In recognition of recent innovation in the mental health space, organisers of local conference, DiG, have announced a major health stream as part of the 2014 program.
Innovations that spurred this addition included partnerships with social media providers such as Facebook, the emergence of e-mental health, web-based peer support, tools that allow you to track emotions on an international scale and Apps that support wellbeing of Indigenous Australians, young people and people with disabilities.
To support this new focus, DiG has developed a partnership with the Hunter Institute of Mental Health, who will drive the integration of a mental health stream into the Festival allowing business, education providers, technology providers together with young people, academics and experts from the field to network and share successes and ideas for the future.
The Hunter Institute is a leading national organisation based in Newcastle, which has been delivering successful, evidence-based mental health and suicide prevention programs for more than 20 years.
“Mental health organisations now work in partnership with or employ technology experts, communication professionals, designers and people with lived experience of mental health issues,” Jaelea Skehan, Director Hunter Institute of Mental Health said.
“We can only solve 21st century problems by having 21st century approaches. This means we need to innovate to ensure we can reach more people in ways that are most meaningful to them.”
As part of the DiG Festival, the Hunter Institute will partner with the Young and Well Cooperative Research Centre and its 75 partner organisations to develop a dynamic and interactive mental health stream.

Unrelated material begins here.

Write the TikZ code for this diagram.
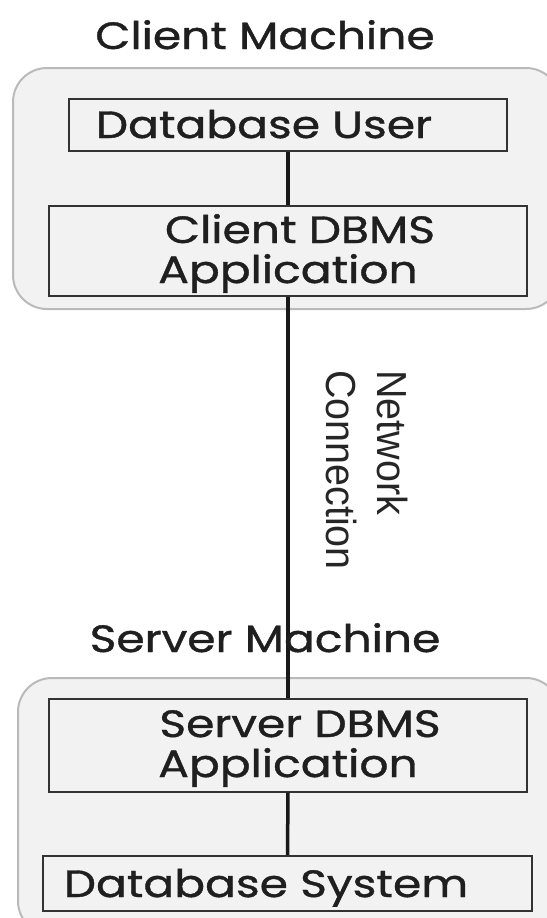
\documentclass[tikz,border=0pt]{standalone}
\usepackage{fontspec}
\newfontfamily\mainf[FakeStretch=1.2,FakeBold=1]{Poppins}
\newfontfamily\netf[FakeStretch=0.94]{Liberation Sans}
\tikzset{
  group/.style={draw=black!27, line width=2pt, fill=black!5, rounded corners=34pt},
  boxnode/.style={draw=black!80, line width=2pt, fill=black!5, inner sep=0pt},
  lbl/.style={font=\mainf\fontsize{38}{46}\selectfont, text=black!88, inner sep=0pt, align=center},
  conn/.style={draw=black!90, line width=3.5pt},
  netlbl/.style={font=\netf\fontsize{42}{51}\selectfont, text=black!85, inner sep=0pt, align=left, rotate=-90}
}
\begin{document}
\begin{tikzpicture}[x=1pt,y=-1pt]
\useasboundingbox (0,0) rectangle (546,918);
\fill[white] (0,0) rectangle (546,918);
% groups
\draw[group] (13,68) rectangle (560,309);
\draw[group] (18,678) rectangle (560,935);
% boxes
\node[boxnode, minimum width=438pt, minimum height=52pt] (du) at (288,125) {};
\node[boxnode, minimum width=478pt, minimum height=90pt] (cd) at (288,251) {};
\node[boxnode, minimum width=478pt, minimum height=93pt] (sd) at (288,745) {};
\node[boxnode, minimum width=489pt, minimum height=55pt] (ds) at (287.5,883.5) {};
% connectors
\draw[conn] (du.south) -- (cd.north);
\draw[conn] (cd.south) -- (sd.north);
\draw[conn] (sd.south) -- (ds.north);
% labels
\node[lbl, anchor=base] (cmt) at (265,49) {Client Machine};
\node[lbl, anchor=base] (dut) at (264,138) {Database User};
\node[lbl, anchor=base] (cdt1) at (300,243) {Client DBMS};
\node[lbl, anchor=base] (cdt2) at (288,283) {Application};
\node[lbl, anchor=base] (smt) at (265,652) {Server Machine};
\node[lbl, anchor=base] (sdt1) at (300,737) {Server DBMS};
\node[lbl, anchor=base] (sdt2) at (288,777) {Application};
\node[lbl, anchor=base] (dst) at (266,897) {Database System};
\node[netlbl] (net) at (367,470) {Network\\Connection};
\end{tikzpicture}
\end{document}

This will include presentations, panel sessions, workshops and think-tanks involving presentations from media, educators, technology partners and many of the organisations at the forefront of innovation in mental health.

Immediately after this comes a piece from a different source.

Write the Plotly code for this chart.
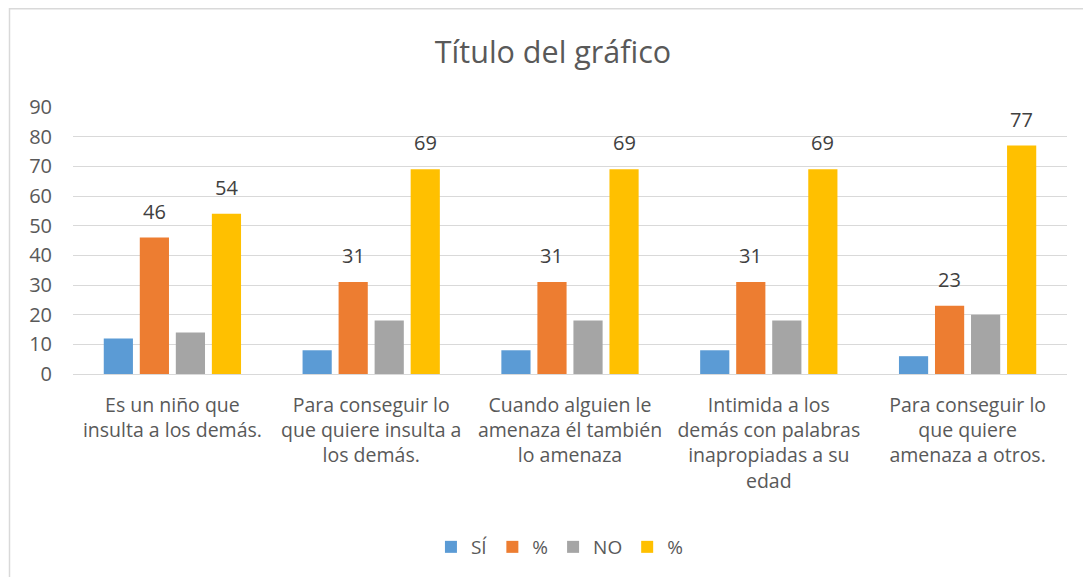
import plotly.graph_objects as go

categories = [
    "Es un niño que<br>insulta a los demás.",
    "Para conseguir lo<br>que quiere insulta a<br>los demás.",
    "Cuando alguien le<br>amenaza él también<br>lo amenaza",
    "Intimida a los<br>demás con palabras<br>inapropiadas a su<br>edad",
    "Para conseguir lo<br>que quiere<br>amenaza a otros.",
]
si_values = [12, 8, 8, 8, 6]
si_pct = [46, 31, 31, 31, 23]
no_values = [14, 18, 18, 18, 20]
no_pct = [54, 69, 69, 69, 77]
series_names = ["SÍ", "%", "NO", "%"]
colors = ["#5B9BD5", "#ED7D31", "#A5A5A5", "#FFC000"]
y_ticks = [0, 10, 20, 30, 40, 50, 60, 70, 80, 90]

FONT = "Open Sans"
TXT = "#595959"

# page has an 8px body margin; figure is laid out in its own coordinates
W, H = 1083, 569
L, R, T, B = 65, 24, 99, 203
pw, ph = W - L - R, H - T - B

fig = go.Figure()
for name, vals, col in zip(series_names, [si_values, si_pct, no_values, no_pct], colors):
    fig.add_trace(go.Bar(x=categories, y=vals, name=name, marker=dict(color=col, line=dict(width=0))))

# data labels for percentage series
cat_w = pw / len(categories)
group_w = cat_w * (1 - 0.275)
slot = group_w / 4
annotations = []
for idx, vals in [(1, si_pct), (3, no_pct)]:
    shift = -group_w / 2 + slot * (idx + 0.5)
    for c, v in zip(categories, vals):
        annotations.append(dict(x=c, y=v, xref="x", yref="y", text=str(v), showarrow=False,
                                xshift=shift, yshift=11, yanchor="bottom",
                                font=dict(family=FONT, size=20, color="#404040")))

fig.update_layout(
    width=W, height=H,
    margin=dict(l=L, r=R, t=T, b=B, autoexpand=False),
    paper_bgcolor="white", plot_bgcolor="white",
    barmode="group", bargap=0.275, bargroupgap=0.19,
    font=dict(family=FONT, color=TXT),
    title=dict(text="Título del gráfico", x=545 / W, xanchor="center", y=1 - 44 / H, yanchor="middle",
               font=dict(family=FONT, size=30.5, color=TXT)),
    xaxis=dict(showgrid=False, showline=False, ticks="", tickfont=dict(family=FONT, size=19.5, color=TXT),
               tickangle=0, automargin=False, ticklabelstandoff=17),
    yaxis=dict(range=[0, 90], tickvals=y_ticks, showgrid=True, gridcolor="#D9D9D9", gridwidth=1,
               zeroline=True, zerolinecolor="#D9D9D9", zerolinewidth=1, showline=False, ticks="",
               tickfont=dict(family=FONT, size=20, color=TXT), ticklabelstandoff=20, automargin=False),
    legend=dict(orientation="h", x=530 / W, xanchor="center", y=1 - (539 - T) / ph, yanchor="middle",
                yref="paper", font=dict(family=FONT, size=19, color=TXT), itemwidth=30,
                traceorder="normal"),
    annotations=annotations,
    shapes=[dict(type="rect", xref="paper", yref="paper",
                 x0=(1.5 - L) / pw, x1=(W + 5 - L) / pw,
                 y0=1 - (H + 5 - T) / ph, y1=1 + (T - 0.8) / ph,
                 line=dict(color="#D9D9D9", width=1.5), layer="below")],
)

fig.write_html("out.html")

Current DiG topics being finalised are “Keeping Young People Safe and Connected Online”, “How Technology is Revolutionising Engagement and Health Care” and “Arts, Health and Wellbeing”.
DiG co-founder Craig Wilson said he was delighted about the growth of DiG into such a socially important sector.
“We welcome the Hunter Institute of Mental Health to DiG, and look forward to seeing the exciting discussions and presentations that this area will provide to our program,” Craig said.
“Innovation isn’t just about hard business or gaming, it has a real effect on people’s lives, and the inclusion of a health stream into DiG will showcase the real life challenges, advancements and successes that collaboration and innovation can have for people and communities.”